— YOUR INSTRUCTIONS —
Transcribe every line exactly and omit anything that is a picture.

● ● ●

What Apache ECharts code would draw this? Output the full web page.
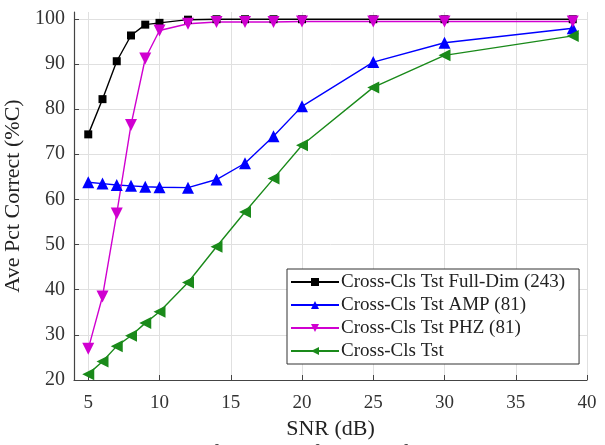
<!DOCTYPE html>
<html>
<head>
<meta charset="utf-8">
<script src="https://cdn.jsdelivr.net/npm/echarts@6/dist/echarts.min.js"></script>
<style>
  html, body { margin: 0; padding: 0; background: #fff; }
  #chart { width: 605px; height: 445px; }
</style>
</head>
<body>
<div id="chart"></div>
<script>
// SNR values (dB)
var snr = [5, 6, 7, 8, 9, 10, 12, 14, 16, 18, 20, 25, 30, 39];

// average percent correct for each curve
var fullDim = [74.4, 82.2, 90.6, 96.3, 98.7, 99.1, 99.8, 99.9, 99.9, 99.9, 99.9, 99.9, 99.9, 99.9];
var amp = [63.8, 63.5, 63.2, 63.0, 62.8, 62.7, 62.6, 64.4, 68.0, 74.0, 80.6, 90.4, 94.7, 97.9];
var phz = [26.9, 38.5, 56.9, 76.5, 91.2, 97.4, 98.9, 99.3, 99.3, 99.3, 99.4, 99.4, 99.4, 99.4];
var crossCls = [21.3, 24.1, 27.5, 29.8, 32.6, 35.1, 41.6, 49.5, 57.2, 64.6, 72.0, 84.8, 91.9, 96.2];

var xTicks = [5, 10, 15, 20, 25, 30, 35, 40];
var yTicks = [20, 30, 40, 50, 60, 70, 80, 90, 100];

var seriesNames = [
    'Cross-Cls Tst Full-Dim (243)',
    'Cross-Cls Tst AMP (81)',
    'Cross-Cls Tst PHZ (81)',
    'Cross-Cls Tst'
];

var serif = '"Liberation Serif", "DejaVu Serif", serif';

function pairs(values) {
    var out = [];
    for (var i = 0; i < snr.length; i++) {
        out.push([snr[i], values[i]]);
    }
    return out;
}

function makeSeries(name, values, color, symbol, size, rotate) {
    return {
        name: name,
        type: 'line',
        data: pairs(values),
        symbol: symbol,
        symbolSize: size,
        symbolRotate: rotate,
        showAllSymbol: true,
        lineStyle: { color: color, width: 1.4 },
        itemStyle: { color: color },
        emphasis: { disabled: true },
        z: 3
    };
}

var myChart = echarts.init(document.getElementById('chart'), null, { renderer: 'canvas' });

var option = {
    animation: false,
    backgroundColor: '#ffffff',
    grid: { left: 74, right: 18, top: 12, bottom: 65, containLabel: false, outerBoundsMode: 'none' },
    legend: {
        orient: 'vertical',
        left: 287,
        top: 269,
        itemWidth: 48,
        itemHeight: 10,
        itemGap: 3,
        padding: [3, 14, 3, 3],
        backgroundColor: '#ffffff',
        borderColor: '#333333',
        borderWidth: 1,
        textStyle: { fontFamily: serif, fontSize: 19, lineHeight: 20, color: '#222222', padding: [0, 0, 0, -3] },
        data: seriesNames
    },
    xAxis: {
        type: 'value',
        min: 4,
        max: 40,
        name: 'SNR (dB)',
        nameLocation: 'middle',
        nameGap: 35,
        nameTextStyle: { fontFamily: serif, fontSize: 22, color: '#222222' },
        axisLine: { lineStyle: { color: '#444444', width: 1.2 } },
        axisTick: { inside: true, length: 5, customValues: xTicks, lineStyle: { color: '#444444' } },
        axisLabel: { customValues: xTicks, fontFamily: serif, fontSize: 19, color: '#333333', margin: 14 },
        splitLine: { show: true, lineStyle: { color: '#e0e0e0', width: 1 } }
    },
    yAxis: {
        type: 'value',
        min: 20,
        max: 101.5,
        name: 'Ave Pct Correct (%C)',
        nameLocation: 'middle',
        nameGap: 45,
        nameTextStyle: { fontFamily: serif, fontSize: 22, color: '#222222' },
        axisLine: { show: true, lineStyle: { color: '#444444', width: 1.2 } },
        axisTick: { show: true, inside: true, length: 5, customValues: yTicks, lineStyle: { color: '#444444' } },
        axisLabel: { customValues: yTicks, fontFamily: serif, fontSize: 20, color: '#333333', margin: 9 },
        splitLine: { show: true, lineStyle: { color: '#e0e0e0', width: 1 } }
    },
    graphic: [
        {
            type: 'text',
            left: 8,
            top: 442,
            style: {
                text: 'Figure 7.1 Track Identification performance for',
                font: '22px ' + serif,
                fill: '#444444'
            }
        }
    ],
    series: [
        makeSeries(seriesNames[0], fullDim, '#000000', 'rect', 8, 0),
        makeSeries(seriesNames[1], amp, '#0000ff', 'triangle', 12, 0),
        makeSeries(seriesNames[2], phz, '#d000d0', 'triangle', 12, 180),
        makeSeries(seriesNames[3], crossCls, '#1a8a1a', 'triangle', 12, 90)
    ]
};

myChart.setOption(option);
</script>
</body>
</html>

● ● ●

— RESPONSE BELOW —
What Apache ECharts code would draw this? Output the full web page.
<!DOCTYPE html>
<html>
<head>
<meta charset="utf-8">
<script src="https://cdn.jsdelivr.net/npm/echarts@6/dist/echarts.min.js"></script>
<style>
  html, body { margin: 0; padding: 0; background: #fff; }
  #chart { width: 605px; height: 445px; }
</style>
</head>
<body>
<div id="chart"></div>
<script>
// SNR values (dB)
var snr = [5, 6, 7, 8, 9, 10, 12, 14, 16, 18, 20, 25, 30, 39];

// average percent correct for each curve
var fullDim = [74.4, 82.2, 90.6, 96.3, 98.7, 99.1, 99.8, 99.9, 99.9, 99.9, 99.9, 99.9, 99.9, 99.9];
var amp = [63.8, 63.5, 63.2, 63.0, 62.8, 62.7, 62.6, 64.4, 68.0, 74.0, 80.6, 90.4, 94.7, 97.9];
var phz = [26.9, 38.5, 56.9, 76.5, 91.2, 97.4, 98.9, 99.3, 99.3, 99.3, 99.4, 99.4, 99.4, 99.4];
var crossCls = [21.3, 24.1, 27.5, 29.8, 32.6, 35.1, 41.6, 49.5, 57.2, 64.6, 72.0, 84.8, 91.9, 96.2];

var xTicks = [5, 10, 15, 20, 25, 30, 35, 40];
var yTicks = [20, 30, 40, 50, 60, 70, 80, 90, 100];

var seriesNames = [
    'Cross-Cls Tst Full-Dim (243)',
    'Cross-Cls Tst AMP (81)',
    'Cross-Cls Tst PHZ (81)',
    'Cross-Cls Tst'
];

var serif = '"Liberation Serif", "DejaVu Serif", serif';

function pairs(values) {
    var out = [];
    for (var i = 0; i < snr.length; i++) {
        out.push([snr[i], values[i]]);
    }
    return out;
}

function makeSeries(name, values, color, symbol, size, rotate) {
    return {
        name: name,
        type: 'line',
        data: pairs(values),
        symbol: symbol,
        symbolSize: size,
        symbolRotate: rotate,
        showAllSymbol: true,
        lineStyle: { color: color, width: 1.4 },
        itemStyle: { color: color },
        emphasis: { disabled: true },
        z: 3
    };
}

var myChart = echarts.init(document.getElementById('chart'), null, { renderer: 'canvas' });

var option = {
    animation: false,
    backgroundColor: '#ffffff',
    grid: { left: 74, right: 18, top: 12, bottom: 65, containLabel: false, outerBoundsMode: 'none' },
    legend: {
        orient: 'vertical',
        left: 287,
        top: 269,
        itemWidth: 48,
        itemHeight: 10,
        itemGap: 3,
        padding: [3, 14, 3, 3],
        backgroundColor: '#ffffff',
        borderColor: '#333333',
        borderWidth: 1,
        textStyle: { fontFamily: serif, fontSize: 19, lineHeight: 20, color: '#222222', padding: [0, 0, 0, -3] },
        data: seriesNames
    },
    xAxis: {
        type: 'value',
        min: 4,
        max: 40,
        name: 'SNR (dB)',
        nameLocation: 'middle',
        nameGap: 35,
        nameTextStyle: { fontFamily: serif, fontSize: 22, color: '#222222' },
        axisLine: { lineStyle: { color: '#444444', width: 1.2 } },
        axisTick: { inside: true, length: 5, customValues: xTicks, lineStyle: { color: '#444444' } },
        axisLabel: { customValues: xTicks, fontFamily: serif, fontSize: 19, color: '#333333', margin: 14 },
        splitLine: { show: true, lineStyle: { color: '#e0e0e0', width: 1 } }
    },
    yAxis: {
        type: 'value',
        min: 20,
        max: 101.5,
        name: 'Ave Pct Correct (%C)',
        nameLocation: 'middle',
        nameGap: 45,
        nameTextStyle: { fontFamily: serif, fontSize: 22, color: '#222222' },
        axisLine: { show: true, lineStyle: { color: '#444444', width: 1.2 } },
        axisTick: { show: true, inside: true, length: 5, customValues: yTicks, lineStyle: { color: '#444444' } },
        axisLabel: { customValues: yTicks, fontFamily: serif, fontSize: 20, color: '#333333', margin: 9 },
        splitLine: { show: true, lineStyle: { color: '#e0e0e0', width: 1 } }
    },
    graphic: [
        {
            type: 'text',
            left: 8,
            top: 442,
            style: {
                text: 'Figure 7.1 Track Identification performance for',
                font: '22px ' + serif,
                fill: '#444444'
            }
        }
    ],
    series: [
        makeSeries(seriesNames[0], fullDim, '#000000', 'rect', 8, 0),
        makeSeries(seriesNames[1], amp, '#0000ff', 'triangle', 12, 0),
        makeSeries(seriesNames[2], phz, '#d000d0', 'triangle', 12, 180),
        makeSeries(seriesNames[3], crossCls, '#1a8a1a', 'triangle', 12, 90)
    ]
};

myChart.setOption(option);
</script>
</body>
</html>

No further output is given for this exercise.